By Joel Rosenblatt
As Bayer AG girds for two more trials over its Roundup weed killer, lawyers for consumers are angling to build on their first three courtroom victories that resulted in damages awards totaling $191 million.
The question for Bayer is, what can it do differently this time?
The German drug and chemical giant, which acquired Roundup maker Monsanto Co. in 2018, is trying to reverse the momentum of a litigation storm that has generated tens of thousands of cases alleging exposure to the herbicide causes cancer.
While a court-appointed mediator handling negotiations over a multibillion-dollar settlement has said he expects a deal soon, jury selection is under way in state court in Martinez, California, within 25 miles of the previous trials in San Francisco and Oakland. A judge on Friday postponed opening arguments in another trial in St. Louis, Monsanto’s former headquarters and the location of many of the suits.
“If all things are the same or similar to the last three trials, I would expect another nuclear verdict,” said Rachel York Colangelo, a jury consultant at Magna Legal Services who isn’t involved in the Roundup litigation.
“That being said, I would expect that, after the last verdict, Bayer and its legal team have re-strategized and retooled their story lines,” York Colangelo said. Bayer has likely spent many hours with focus groups and in mock trials developing a strategy it hopes will be “more palatable” to jurors, she said.
Bayer said in a statement that it remains “confident in the extensive scientific record and regulatory assessments that support the safety of our glyphosate-based herbicides and that they do not cause cancer.”
Bayer shares tumbled following the first three trials, erasing billions in market value and sparking protests by investors about the growing liability risk. The share price has drifted steadily higher as blockbuster verdicts have given way to the quiet of settlement talks. The stock has climbed 40% since late May, when renowned mediator Ken Feinberg agreed to lead the negotiations.
Until it secures a settlement, Bayer has to win some trials or, even better, get some of the first three verdicts reduced or thrown out on appeal, to bring per-plaintiff payouts in any deal down to a reasonable level, said Anna Pavlik, senior counsel for special situations at United First Partners LLC in New York.
While it’s rare for jury verdicts to be overturned completely, the key for Bayer it to persuade appeals courts to disallow some of the most damning evidence that trial judges permitted, she said.

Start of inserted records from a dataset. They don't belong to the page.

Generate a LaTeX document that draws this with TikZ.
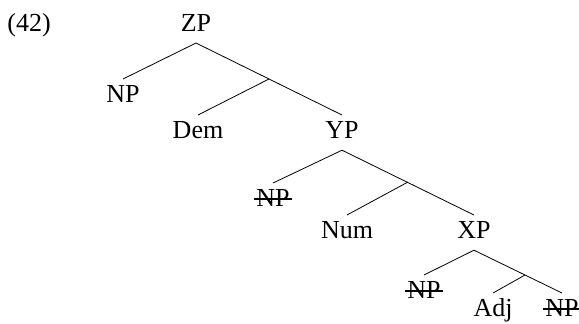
\documentclass[tikz,border=0pt]{standalone}
\usepackage{fontspec}
\setmainfont{Liberation Serif}
\usepackage{tikz}
\tikzset{cat/.style={inner xsep=1pt, inner ysep=3pt, text height=8.7pt, text depth=2.5pt, font=\fontsize{13}{15}\selectfont}}
\tikzset{strike/.style={line width=1pt}}

\begin{document}
\begin{tikzpicture}[x=.5pt, y=-.5pt]
    \useasboundingbox (0, 0) rectangle (579, 323);
    \node[anchor=base west, inner sep=0, font=\fontsize{13}{15}\selectfont] (exnum) at (7, 31) {(42)};
    % top level
    \node[cat, anchor=south] (zp) at (196, 43) {ZP};
    \node[cat, anchor=north] (np1) at (123, 79) {NP};
    \coordinate (zbar) at (269, 79);
    \node[cat, anchor=north] (dem) at (198, 115) {Dem};
    \node[cat, anchor=north] (yp) at (342, 115) {YP};
    \draw (zp.south)--(np1.north);
    \draw (zp.south)--(yp.north);
    \draw (zbar)--(dem.north);
    % middle level
    \node[cat, anchor=north] (np2) at (273, 183) {NP};
    \coordinate (ybar) at (408, 182);
    \node[cat, anchor=north] (num) at (347, 215) {Num};
    \node[cat, anchor=north] (xp) at (474, 215) {XP};
    \draw (yp.south)--(np2.north);
    \draw (yp.south)--(xp.north);
    \draw (ybar)--(num.north);
    % bottom level
    \node[cat, anchor=north] (np3) at (424, 275) {NP};
    \coordinate (xbar) at (525, 275);
    \node[cat, anchor=north] (adj) at (493, 293) {Adj};
    \node[cat, anchor=north] (np4) at (562, 293) {NP};
    \draw (xp.south)--(np3.north);
    \draw (xp.south)--(np4.north);
    \draw (xbar)--(adj.north);
    % deleted copies
    \draw[strike]([yshift=4pt]np2.base west)--([yshift=4pt]np2.base east);
    \draw[strike]([yshift=4pt]np3.base west)--([yshift=4pt]np3.base east);
    \draw[strike]([yshift=4pt]np4.base west)--([yshift=4pt]np4.base east);
\end{tikzpicture}
\end{document}
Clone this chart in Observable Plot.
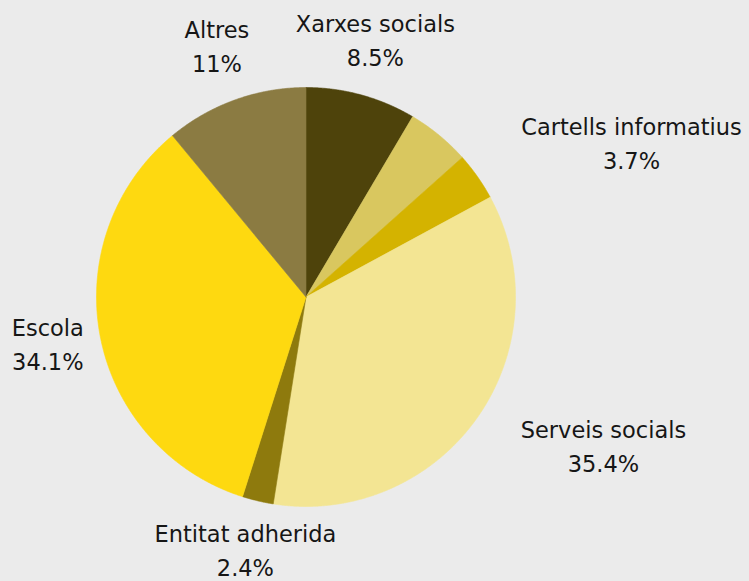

“These trials matter more to Bayer than to the plaintiffs in the sense that it needs any sort of victory under its belt as leverage in settlement negotiations,” Pavlik said.
If Bayer loses the trials in St. Louis and California and fails on appeal to get some of the plaintiffs’ evidence thrown out, “the ultimate fall-out is likely to be significant given the current multimillion dollar jury awards and the growing number of cases,” Pavlik added.
Feinberg said last week that the upcoming trials wouldn’t interfere with any potential settlement. Still, it’s unusual that they’re moving ahead. Bayer said in December that it agreed to postpone some Roundup trials to give mediation a chance, and at least a half-dozen trials scheduled to start this month and next have been put on hold.
In the St. Louis case, lawyers for both sides met Thursday with retired Judge Glenn Norton, who is serving as settlement master for the Roundup cases filed in that court, according to two people familiar with the matter.
The talks didn’t yield a settlement, however, said the people, who asked not to be identified because they weren’t authorized to speak publicly about the negotiations. On Friday, the trial judge put the case on hold without setting a date to resume.
Michael Miller, the lawyer handling the two upcoming trials, said his Orange, Virgina-based Miller Firm represents 5,600 plaintiffs suing over Roundup. Miller’s firm represented plaintiffs in two of the three trials Bayer lost. One of those generated a $2 billion award for a husband and wife that was later reduced by a judge to $86.7 million.
Attorney Steven Brady, who’s leading the Martinez trial for Miller, said in a court filing that the evidence he plans to present in support of punitive damages against Bayer will be “substantially similar” to what juries heard in the previous cases.
That leaves Bayer to try a different approach. York Colangelo said the massive damages in the previous trials reflect emotional, angry juries, which probably understand that billion-dollar verdicts will be reduced but are trying to send a message to the company.
York Colangelo said she expects Bayer to move away from basing its defense on mostly scientific arguments that there’s no proven connection between exposure to Roundup and non-Hodgkin’s lymphoma, the cancer afflicting plaintiffs.
Instead, Bayer is likely to more squarely address the conduct of Monsanto executives that consumers’ lawyers have previously dwelled on, she said. The plaintiffs have alleged that Monsanto tried to hide the health risks of Roundup and ghostwrote influential studies, treating them as scientific propaganda to ensure that glyphosate, the main ingredient in the herbicide, wasn’t classified as carcinogenic.
“I think that has to be a focus for them this time around, instead of ignoring internal memos and emails,” York Colangelo said. Even if Bayer loses again, the company will give a revised strategy one last shot because, she added, “it’s a huge decision to fold your cards and settle.”